If someone could work out the problem and explain what's going on, it will help me tremendously with the rest of my assignment, since the next problems are dependent on this value. Unfortunately, due to the teaching style of my professor, I must learn on my own and I am at a loss right now.

Answer 1

This seems to be wrong since they are not independent (not sure why, but I read this in a similar question).

If you pick a red ball out of the urn, there are fewer red balls in the urn so the probability of then picking a green ball is slightly increased.   Hence there is a dependency.
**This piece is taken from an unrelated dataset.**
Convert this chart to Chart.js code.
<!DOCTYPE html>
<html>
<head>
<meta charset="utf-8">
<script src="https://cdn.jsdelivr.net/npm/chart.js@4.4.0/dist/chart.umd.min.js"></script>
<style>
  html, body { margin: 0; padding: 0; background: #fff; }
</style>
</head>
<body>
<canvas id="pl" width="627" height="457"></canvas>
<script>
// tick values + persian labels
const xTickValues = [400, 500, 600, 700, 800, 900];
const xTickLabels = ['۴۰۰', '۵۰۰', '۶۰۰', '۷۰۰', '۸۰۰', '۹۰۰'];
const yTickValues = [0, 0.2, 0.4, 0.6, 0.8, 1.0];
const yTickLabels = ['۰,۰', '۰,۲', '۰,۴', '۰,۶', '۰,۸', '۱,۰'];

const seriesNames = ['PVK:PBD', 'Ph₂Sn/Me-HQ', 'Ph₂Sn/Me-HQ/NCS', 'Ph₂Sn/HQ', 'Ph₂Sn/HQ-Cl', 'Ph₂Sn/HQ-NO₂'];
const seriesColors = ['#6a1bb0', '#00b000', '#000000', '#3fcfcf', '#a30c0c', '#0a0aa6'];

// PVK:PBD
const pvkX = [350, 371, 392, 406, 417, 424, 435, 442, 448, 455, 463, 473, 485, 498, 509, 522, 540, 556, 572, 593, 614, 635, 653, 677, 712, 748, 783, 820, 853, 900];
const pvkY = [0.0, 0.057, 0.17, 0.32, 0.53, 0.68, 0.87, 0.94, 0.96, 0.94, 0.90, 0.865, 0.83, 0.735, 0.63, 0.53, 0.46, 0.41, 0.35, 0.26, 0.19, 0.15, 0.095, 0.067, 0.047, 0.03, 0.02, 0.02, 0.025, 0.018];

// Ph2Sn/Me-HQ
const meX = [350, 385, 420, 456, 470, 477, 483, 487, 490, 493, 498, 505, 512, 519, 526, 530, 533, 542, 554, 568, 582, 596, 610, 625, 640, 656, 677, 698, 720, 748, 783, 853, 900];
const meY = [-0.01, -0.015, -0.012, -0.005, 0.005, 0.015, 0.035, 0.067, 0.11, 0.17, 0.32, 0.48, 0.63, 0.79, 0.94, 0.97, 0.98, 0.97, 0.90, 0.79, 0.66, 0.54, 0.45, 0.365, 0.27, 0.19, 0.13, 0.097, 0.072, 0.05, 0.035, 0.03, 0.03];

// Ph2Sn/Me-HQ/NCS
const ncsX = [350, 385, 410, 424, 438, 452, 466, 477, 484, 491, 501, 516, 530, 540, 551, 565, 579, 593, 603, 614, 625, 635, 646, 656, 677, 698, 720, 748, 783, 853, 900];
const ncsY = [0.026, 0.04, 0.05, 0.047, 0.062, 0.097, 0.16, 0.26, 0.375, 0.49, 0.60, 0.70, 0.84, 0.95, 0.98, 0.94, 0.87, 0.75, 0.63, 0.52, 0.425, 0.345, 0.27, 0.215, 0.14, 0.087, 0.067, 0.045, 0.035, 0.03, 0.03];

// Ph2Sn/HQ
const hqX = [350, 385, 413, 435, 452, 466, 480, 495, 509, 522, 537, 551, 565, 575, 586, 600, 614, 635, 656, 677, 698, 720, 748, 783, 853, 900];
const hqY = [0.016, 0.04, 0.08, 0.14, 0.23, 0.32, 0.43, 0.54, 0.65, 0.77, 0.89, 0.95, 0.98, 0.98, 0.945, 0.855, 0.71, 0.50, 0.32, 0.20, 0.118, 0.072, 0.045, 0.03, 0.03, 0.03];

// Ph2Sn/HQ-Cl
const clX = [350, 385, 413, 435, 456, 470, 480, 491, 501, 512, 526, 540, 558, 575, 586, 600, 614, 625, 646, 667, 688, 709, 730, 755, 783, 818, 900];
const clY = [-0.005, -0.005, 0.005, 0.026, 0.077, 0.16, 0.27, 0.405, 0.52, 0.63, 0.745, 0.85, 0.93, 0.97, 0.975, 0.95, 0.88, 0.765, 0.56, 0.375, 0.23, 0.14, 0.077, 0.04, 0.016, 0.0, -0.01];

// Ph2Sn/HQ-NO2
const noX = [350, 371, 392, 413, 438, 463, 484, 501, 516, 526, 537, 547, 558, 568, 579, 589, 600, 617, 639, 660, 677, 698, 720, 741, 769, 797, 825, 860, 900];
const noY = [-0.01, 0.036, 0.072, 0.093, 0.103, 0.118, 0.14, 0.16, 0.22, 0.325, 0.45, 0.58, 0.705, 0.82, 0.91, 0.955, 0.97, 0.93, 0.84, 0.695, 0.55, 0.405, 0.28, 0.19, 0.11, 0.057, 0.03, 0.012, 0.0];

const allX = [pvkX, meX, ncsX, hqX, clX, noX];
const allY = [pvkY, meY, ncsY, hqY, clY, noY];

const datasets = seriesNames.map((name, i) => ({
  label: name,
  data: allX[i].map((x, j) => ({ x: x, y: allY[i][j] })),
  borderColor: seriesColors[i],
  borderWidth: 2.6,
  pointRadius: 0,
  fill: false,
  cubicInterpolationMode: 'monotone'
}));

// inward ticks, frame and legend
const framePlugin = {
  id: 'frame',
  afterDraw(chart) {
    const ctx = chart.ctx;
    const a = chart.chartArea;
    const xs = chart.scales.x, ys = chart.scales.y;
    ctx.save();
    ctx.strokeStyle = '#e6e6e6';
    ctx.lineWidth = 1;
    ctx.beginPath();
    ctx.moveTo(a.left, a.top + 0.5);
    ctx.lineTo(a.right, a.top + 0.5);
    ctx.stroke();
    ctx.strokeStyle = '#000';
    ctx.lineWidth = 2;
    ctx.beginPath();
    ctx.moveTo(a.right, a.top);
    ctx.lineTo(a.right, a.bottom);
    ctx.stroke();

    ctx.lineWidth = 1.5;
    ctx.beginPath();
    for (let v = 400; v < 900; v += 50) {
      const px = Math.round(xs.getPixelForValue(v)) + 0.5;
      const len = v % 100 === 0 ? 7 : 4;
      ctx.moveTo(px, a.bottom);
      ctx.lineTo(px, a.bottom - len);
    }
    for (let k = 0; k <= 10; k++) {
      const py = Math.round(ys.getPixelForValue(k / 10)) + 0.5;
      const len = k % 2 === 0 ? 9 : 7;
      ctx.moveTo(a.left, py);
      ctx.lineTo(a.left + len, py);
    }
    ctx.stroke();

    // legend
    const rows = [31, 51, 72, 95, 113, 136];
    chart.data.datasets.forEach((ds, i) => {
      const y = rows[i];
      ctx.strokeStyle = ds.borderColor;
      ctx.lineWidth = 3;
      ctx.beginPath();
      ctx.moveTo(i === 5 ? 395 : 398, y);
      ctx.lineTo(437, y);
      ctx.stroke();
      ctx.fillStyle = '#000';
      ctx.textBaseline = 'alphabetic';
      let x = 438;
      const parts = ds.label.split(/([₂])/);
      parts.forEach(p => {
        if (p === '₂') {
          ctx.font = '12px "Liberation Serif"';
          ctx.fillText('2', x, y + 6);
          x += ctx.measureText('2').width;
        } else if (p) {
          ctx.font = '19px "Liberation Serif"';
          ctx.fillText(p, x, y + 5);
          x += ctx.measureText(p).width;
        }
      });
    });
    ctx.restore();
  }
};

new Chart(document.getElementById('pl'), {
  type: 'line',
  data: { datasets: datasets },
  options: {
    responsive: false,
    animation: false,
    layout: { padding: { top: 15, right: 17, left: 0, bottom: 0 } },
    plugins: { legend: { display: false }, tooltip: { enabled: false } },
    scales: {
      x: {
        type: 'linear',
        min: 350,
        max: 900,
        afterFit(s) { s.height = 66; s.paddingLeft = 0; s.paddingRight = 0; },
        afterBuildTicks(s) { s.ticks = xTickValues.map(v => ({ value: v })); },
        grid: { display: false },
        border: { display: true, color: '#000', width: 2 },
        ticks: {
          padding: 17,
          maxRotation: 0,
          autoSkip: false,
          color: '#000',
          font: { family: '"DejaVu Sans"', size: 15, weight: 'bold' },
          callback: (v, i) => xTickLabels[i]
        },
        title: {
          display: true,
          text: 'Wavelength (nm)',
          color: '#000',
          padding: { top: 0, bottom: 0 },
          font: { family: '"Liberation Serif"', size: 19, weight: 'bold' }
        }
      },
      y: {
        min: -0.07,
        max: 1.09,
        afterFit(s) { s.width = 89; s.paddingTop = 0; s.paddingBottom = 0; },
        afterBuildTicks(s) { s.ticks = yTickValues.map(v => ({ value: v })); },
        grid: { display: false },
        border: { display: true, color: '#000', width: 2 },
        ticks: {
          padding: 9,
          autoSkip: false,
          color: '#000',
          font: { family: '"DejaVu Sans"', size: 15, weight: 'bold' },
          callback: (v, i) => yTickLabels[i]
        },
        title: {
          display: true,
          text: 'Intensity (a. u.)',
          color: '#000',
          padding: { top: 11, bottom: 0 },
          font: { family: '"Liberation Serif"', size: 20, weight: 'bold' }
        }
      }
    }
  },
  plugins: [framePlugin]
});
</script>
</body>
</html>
Lastly, since $P(A\cap B) = P(A)\cdot P(B\mid A)$, I tried to reason out the probability for $P(B\mid A)$, but again my intelligence had forsaken me.

Oft times the joint probability may be easier to find than either conditional.   Observe that you are after the probability for selecting one from the twenty red and one from the ten green when selecting any two from all hundred balls.

$$\mathsf P(A\cap B)~=~\dfrac{\dbinom {20}1\dbinom{10}1}{\dbinom{100}2}~=~\dfrac{2\cdot 20\cdot 10}{\quad100\cdot 99}$$

Which then allows you to find the conditional probability of selecting at least one green when given having selected at least one red.

$$\mathsf P(B\mid A) = \dfrac{\dbinom {20}1\dbinom{10}1}{\dbinom {20}1\dbinom{10}1+\dbinom {20}2\dbinom{10}0}~=~\dfrac{20}{39}$$

Answer 2

Here: $$A\cap B=(R_1\cap G_2)\cup(G_1\cap R_2)$$ The events $R_1\cap G_2$ and $G_1\cap R_2$ are mutually exlclusive so that $$\Pr(A\cap B)=\Pr(R_1\cap G_2)+\Pr(G_1\cap R_2)$$ We find $$\Pr(R_1\cap G_2)=\Pr(R_1)\Pr(G_2\mid R_1)=\frac{20}{100}\frac{10}{99}$$ and $$\Pr(G_1\cap R_2)=\Pr(G_1)\Pr(R_2\mid G_1)=\frac{10}{100}\frac{20}{99}$$ So we end up with:$$\Pr(A\cap B)=2\times\frac{10}{100}\frac{20}{99}$$